Unidos da Tijuca: 3h00
A Unidos da Tijuca vai levar para a Marquês de Sapucaí um enredo do carnavalesco Alexandre Louzada que abordará a história de Portugal através das lendas e contos portugueses. Em “O conto de fados” não será apenas o gênero musical o único aspecto abordado, mas também o misticismo do país desde a origem.
Imperatriz: 4h15
A atual campeã do carnaval tentará o bicampeonato com o enredo “Com a sorte virada pra lua segundo o testamento da cigana Esmeralda”. Trata-se de mais um enredo autoral de Leandro Vieira que é inspirado na obra escrita há mais de 100 anos por Leandro Gomes de Barros.
SEGUNDA
Mocidade: 22h00
A Mocidade vai carnavalizar o fruto do cajueiro com o enredo “Pede Caju Que Dou… Pé de Caju Que Dá!” para contar as histórias e lendas do fruto e da castanha, desde os povos originários até o fruto sendo levado por europeus pela primeira vez.
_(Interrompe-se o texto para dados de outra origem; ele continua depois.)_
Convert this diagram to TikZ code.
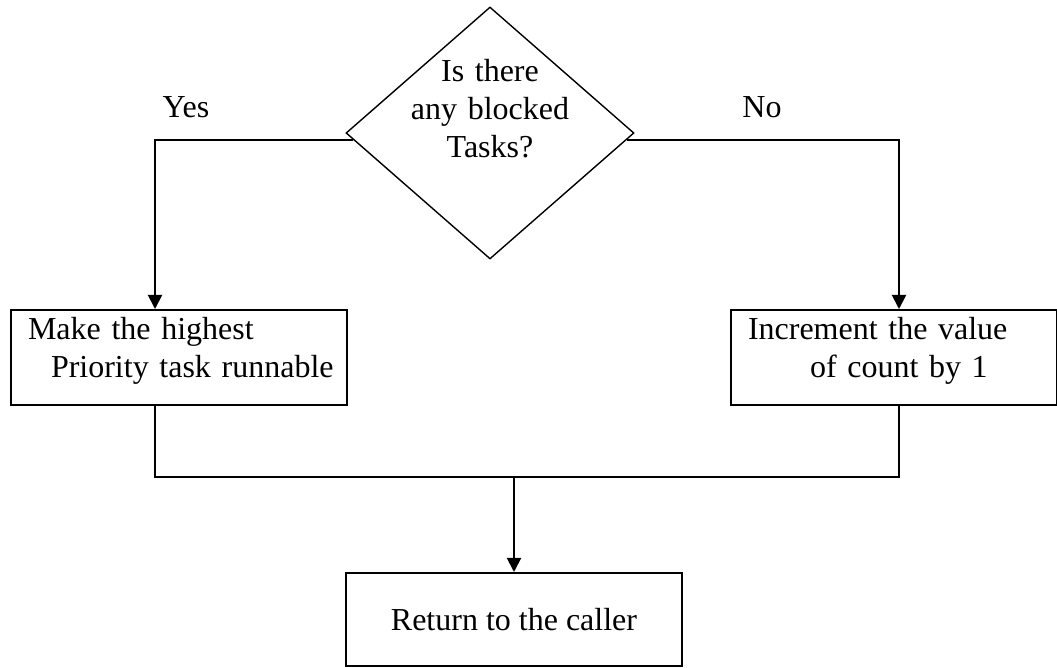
\documentclass[tikz,border=0pt]{standalone}
\usepackage{fontspec}
\setmainfont{Liberation Serif}
\usetikzlibrary{arrows.meta, shapes.geometric}

\tikzset{
  box/.style={draw, line width=1pt, rectangle, align=left, anchor=north west,
    inner xsep=8.5pt, inner ysep=4pt, text height=11pt, text depth=28.5pt},
  arr/.style={line width=1pt, -{Triangle[length=7pt,width=7pt]}},
  wire/.style={line width=1pt},
}

\begin{document}
\begin{tikzpicture}[x=0.5pt, y=-0.5pt, font=\fontsize{16}{19}\selectfont]
        \useasboundingbox (0,0) rectangle (1057,668);

        % decision
        \node[diamond, draw, line width=0.7pt, minimum width=144pt, minimum height=126pt, inner sep=0pt] (dec) at (490,133) {};
        \node[align=center, text width=100pt, anchor=base] (ask) at (490,82) {Is there\\any blocked\\Tasks?};

        \node[anchor=base] (yes) at (186,118) {Yes};
        \node[anchor=base] (no) at (762,118) {No};

        % actions
        \node[box, text width=151pt] (make) at (10,309) {\mbox{Make the highest}\\\hspace*{11.5pt}\mbox{Priority task runnable}};
        \node[box, text width=146pt] (inc) at (730,309) {\mbox{Increment the value}\\\hspace*{31pt}\mbox{of count by 1}};
        \node[draw, line width=1pt, minimum width=168pt, minimum height=46.5pt] (ret) at (514,619.5) {Return to the caller};

        \draw[arr] (dec.183) -| ([xshift=-12pt]make.north);
        \draw[arr] (dec.-3) -| ([xshift=2.5pt]inc.north);

        \coordinate (join) at (514,477);
        \draw[wire] ([xshift=-12pt]make.south) |- (join) -| ([xshift=2.5pt]inc.south);
        \draw[arr] (join) -- (ret.north);

\end{tikzpicture}
\end{document}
Também do fruto que é símbolo do movimento tropicalista, da brasilidade e da sensualidade.
Portela: 23h15
Baseado no romance “Um Defeito de Cor”, da escritora Ana Maria Gonçalves, o enredo homônimo da Portela narra a saga de uma negra matriarca que se confunde a tantas outras até os dias de hoje. O enredo refaz os caminhos imaginados da história da mãe preta, Luiza Mahim, através de seu filho, Luiz Gama.
Vila Isabel: 00h30
A Unidos de Vila Isabel vai reeditar em 2024 o enredo “Gbala – Viagem ao Templo da Criação”, de 1993. O samba-enredo de Martinho da Vila vai novamente embalar a escola. A escola vai ressaltar a importância das crianças para um mundo melhor, levando adiante os valores e ensinamentos depois que o criador adoeceu.
Mangueira: 1h45
A verde e rosa vai homenagear a cantora Alcione, umas das maiores vozes brasileiras, com o enredo “A Negra Voz do Amanhã”. O desfile apresenta ao público as raízes, valores, tradições e, claro, o contato de Alcione com a música desde pequena no Maranhão. O samba que embala sua trajetória na avenida coloca Marrom entre os grandes nomes da história da Mangueira.
Paraíso do Tuiuti: 3h00
“Glória ao Almirante Negro!” é o tema do enredo da Paraíso do Tuiutí, escola de São Cristóvão, na Zona Norte. João Cândido foi um marinheiro brasileiro que liderou o movimento de revolta contra os maus-tratos sofridos a bordo. Tomado o controle das embarcações, em plena baía carioca, os canhões virados para a cidade exigiam o fim da fome e da chibata.
Viradouro: 4h15
A Viradouro vai desfilar com o enredo “Arroboboi, Dangbé”, que fala sobre a energia do culto ao vodum serpente. Segundo Tarcísio Zanon, trata-se da força que se manifestou desde épicas batalhas na Costa ocidental da África e que influenciou as lutas das guerreiras Mino, do reino de Daomé, iniciadas espiritualmente pelas sacerdotisas voduns, dinastia de mulheres escolhidas por Dangbé.